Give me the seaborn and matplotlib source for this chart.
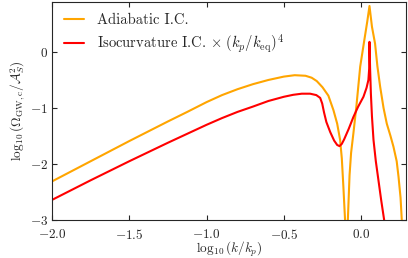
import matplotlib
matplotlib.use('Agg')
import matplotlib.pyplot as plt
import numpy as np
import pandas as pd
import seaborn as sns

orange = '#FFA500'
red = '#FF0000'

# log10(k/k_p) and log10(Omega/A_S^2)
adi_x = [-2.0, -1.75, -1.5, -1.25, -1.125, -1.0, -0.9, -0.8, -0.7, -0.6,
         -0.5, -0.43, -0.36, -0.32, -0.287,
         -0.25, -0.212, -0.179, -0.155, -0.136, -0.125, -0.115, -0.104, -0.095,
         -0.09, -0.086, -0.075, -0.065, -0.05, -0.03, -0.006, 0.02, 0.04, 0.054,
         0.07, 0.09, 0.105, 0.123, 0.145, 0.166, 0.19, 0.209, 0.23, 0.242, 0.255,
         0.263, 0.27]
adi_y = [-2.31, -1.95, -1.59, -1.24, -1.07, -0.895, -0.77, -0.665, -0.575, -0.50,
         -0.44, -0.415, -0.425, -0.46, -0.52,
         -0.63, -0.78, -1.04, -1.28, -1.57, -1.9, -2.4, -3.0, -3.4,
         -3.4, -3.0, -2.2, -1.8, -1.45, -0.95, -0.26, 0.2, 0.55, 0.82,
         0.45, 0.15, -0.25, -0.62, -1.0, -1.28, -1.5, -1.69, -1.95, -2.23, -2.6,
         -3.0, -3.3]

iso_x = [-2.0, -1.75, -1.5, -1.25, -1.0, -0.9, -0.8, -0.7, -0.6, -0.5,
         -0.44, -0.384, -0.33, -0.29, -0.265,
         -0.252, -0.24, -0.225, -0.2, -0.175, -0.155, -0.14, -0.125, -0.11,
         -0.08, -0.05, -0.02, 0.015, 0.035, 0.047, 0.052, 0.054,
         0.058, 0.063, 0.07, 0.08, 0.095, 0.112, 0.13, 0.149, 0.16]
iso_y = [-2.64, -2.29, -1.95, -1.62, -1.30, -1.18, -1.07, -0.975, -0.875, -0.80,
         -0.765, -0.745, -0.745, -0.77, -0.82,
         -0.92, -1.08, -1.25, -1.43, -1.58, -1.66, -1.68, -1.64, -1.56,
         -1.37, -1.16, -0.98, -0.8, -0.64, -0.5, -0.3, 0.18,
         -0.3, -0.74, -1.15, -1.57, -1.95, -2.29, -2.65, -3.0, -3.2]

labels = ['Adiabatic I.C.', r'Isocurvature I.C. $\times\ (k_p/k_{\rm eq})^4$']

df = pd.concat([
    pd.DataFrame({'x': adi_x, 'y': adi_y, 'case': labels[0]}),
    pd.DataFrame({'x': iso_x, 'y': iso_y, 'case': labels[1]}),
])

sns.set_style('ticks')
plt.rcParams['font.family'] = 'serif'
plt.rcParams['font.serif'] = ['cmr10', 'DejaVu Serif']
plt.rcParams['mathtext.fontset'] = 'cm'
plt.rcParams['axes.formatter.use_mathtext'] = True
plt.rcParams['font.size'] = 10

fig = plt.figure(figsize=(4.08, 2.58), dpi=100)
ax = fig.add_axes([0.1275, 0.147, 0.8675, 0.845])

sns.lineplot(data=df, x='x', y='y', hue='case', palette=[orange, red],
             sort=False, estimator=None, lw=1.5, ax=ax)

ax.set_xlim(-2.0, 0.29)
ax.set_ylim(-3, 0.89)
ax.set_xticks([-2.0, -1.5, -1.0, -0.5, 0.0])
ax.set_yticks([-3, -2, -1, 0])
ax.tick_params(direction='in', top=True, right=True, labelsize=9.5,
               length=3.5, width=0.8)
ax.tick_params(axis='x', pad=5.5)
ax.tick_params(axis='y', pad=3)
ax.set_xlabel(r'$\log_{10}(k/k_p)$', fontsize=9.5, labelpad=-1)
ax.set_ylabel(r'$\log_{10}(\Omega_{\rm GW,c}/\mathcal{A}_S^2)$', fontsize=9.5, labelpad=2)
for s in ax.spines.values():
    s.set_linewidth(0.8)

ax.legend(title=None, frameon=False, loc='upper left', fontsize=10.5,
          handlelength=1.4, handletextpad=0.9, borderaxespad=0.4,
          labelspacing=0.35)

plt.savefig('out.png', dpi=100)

- - -

Omit the pictures, then output the rest of the listing exactly.

Give me the seaborn and matplotlib source for this chart.
import matplotlib
matplotlib.use('Agg')
import matplotlib.pyplot as plt
import numpy as np
import pandas as pd
import seaborn as sns

orange = '#FFA500'
red = '#FF0000'

# log10(k/k_p) and log10(Omega/A_S^2)
adi_x = [-2.0, -1.75, -1.5, -1.25, -1.125, -1.0, -0.9, -0.8, -0.7, -0.6,
         -0.5, -0.43, -0.36, -0.32, -0.287,
         -0.25, -0.212, -0.179, -0.155, -0.136, -0.125, -0.115, -0.104, -0.095,
         -0.09, -0.086, -0.075, -0.065, -0.05, -0.03, -0.006, 0.02, 0.04, 0.054,
         0.07, 0.09, 0.105, 0.123, 0.145, 0.166, 0.19, 0.209, 0.23, 0.242, 0.255,
         0.263, 0.27]
adi_y = [-2.31, -1.95, -1.59, -1.24, -1.07, -0.895, -0.77, -0.665, -0.575, -0.50,
         -0.44, -0.415, -0.425, -0.46, -0.52,
         -0.63, -0.78, -1.04, -1.28, -1.57, -1.9, -2.4, -3.0, -3.4,
         -3.4, -3.0, -2.2, -1.8, -1.45, -0.95, -0.26, 0.2, 0.55, 0.82,
         0.45, 0.15, -0.25, -0.62, -1.0, -1.28, -1.5, -1.69, -1.95, -2.23, -2.6,
         -3.0, -3.3]

iso_x = [-2.0, -1.75, -1.5, -1.25, -1.0, -0.9, -0.8, -0.7, -0.6, -0.5,
         -0.44, -0.384, -0.33, -0.29, -0.265,
         -0.252, -0.24, -0.225, -0.2, -0.175, -0.155, -0.14, -0.125, -0.11,
         -0.08, -0.05, -0.02, 0.015, 0.035, 0.047, 0.052, 0.054,
         0.058, 0.063, 0.07, 0.08, 0.095, 0.112, 0.13, 0.149, 0.16]
iso_y = [-2.64, -2.29, -1.95, -1.62, -1.30, -1.18, -1.07, -0.975, -0.875, -0.80,
         -0.765, -0.745, -0.745, -0.77, -0.82,
         -0.92, -1.08, -1.25, -1.43, -1.58, -1.66, -1.68, -1.64, -1.56,
         -1.37, -1.16, -0.98, -0.8, -0.64, -0.5, -0.3, 0.18,
         -0.3, -0.74, -1.15, -1.57, -1.95, -2.29, -2.65, -3.0, -3.2]

labels = ['Adiabatic I.C.', r'Isocurvature I.C. $\times\ (k_p/k_{\rm eq})^4$']

df = pd.concat([
    pd.DataFrame({'x': adi_x, 'y': adi_y, 'case': labels[0]}),
    pd.DataFrame({'x': iso_x, 'y': iso_y, 'case': labels[1]}),
])

sns.set_style('ticks')
plt.rcParams['font.family'] = 'serif'
plt.rcParams['font.serif'] = ['cmr10', 'DejaVu Serif']
plt.rcParams['mathtext.fontset'] = 'cm'
plt.rcParams['axes.formatter.use_mathtext'] = True
plt.rcParams['font.size'] = 10

fig = plt.figure(figsize=(4.08, 2.58), dpi=100)
ax = fig.add_axes([0.1275, 0.147, 0.8675, 0.845])

sns.lineplot(data=df, x='x', y='y', hue='case', palette=[orange, red],
             sort=False, estimator=None, lw=1.5, ax=ax)

ax.set_xlim(-2.0, 0.29)
ax.set_ylim(-3, 0.89)
ax.set_xticks([-2.0, -1.5, -1.0, -0.5, 0.0])
ax.set_yticks([-3, -2, -1, 0])
ax.tick_params(direction='in', top=True, right=True, labelsize=9.5,
               length=3.5, width=0.8)
ax.tick_params(axis='x', pad=5.5)
ax.tick_params(axis='y', pad=3)
ax.set_xlabel(r'$\log_{10}(k/k_p)$', fontsize=9.5, labelpad=-1)
ax.set_ylabel(r'$\log_{10}(\Omega_{\rm GW,c}/\mathcal{A}_S^2)$', fontsize=9.5, labelpad=2)
for s in ax.spines.values():
    s.set_linewidth(0.8)

ax.legend(title=None, frameon=False, loc='upper left', fontsize=10.5,
          handlelength=1.4, handletextpad=0.9, borderaxespad=0.4,
          labelspacing=0.35)

plt.savefig('out.png', dpi=100)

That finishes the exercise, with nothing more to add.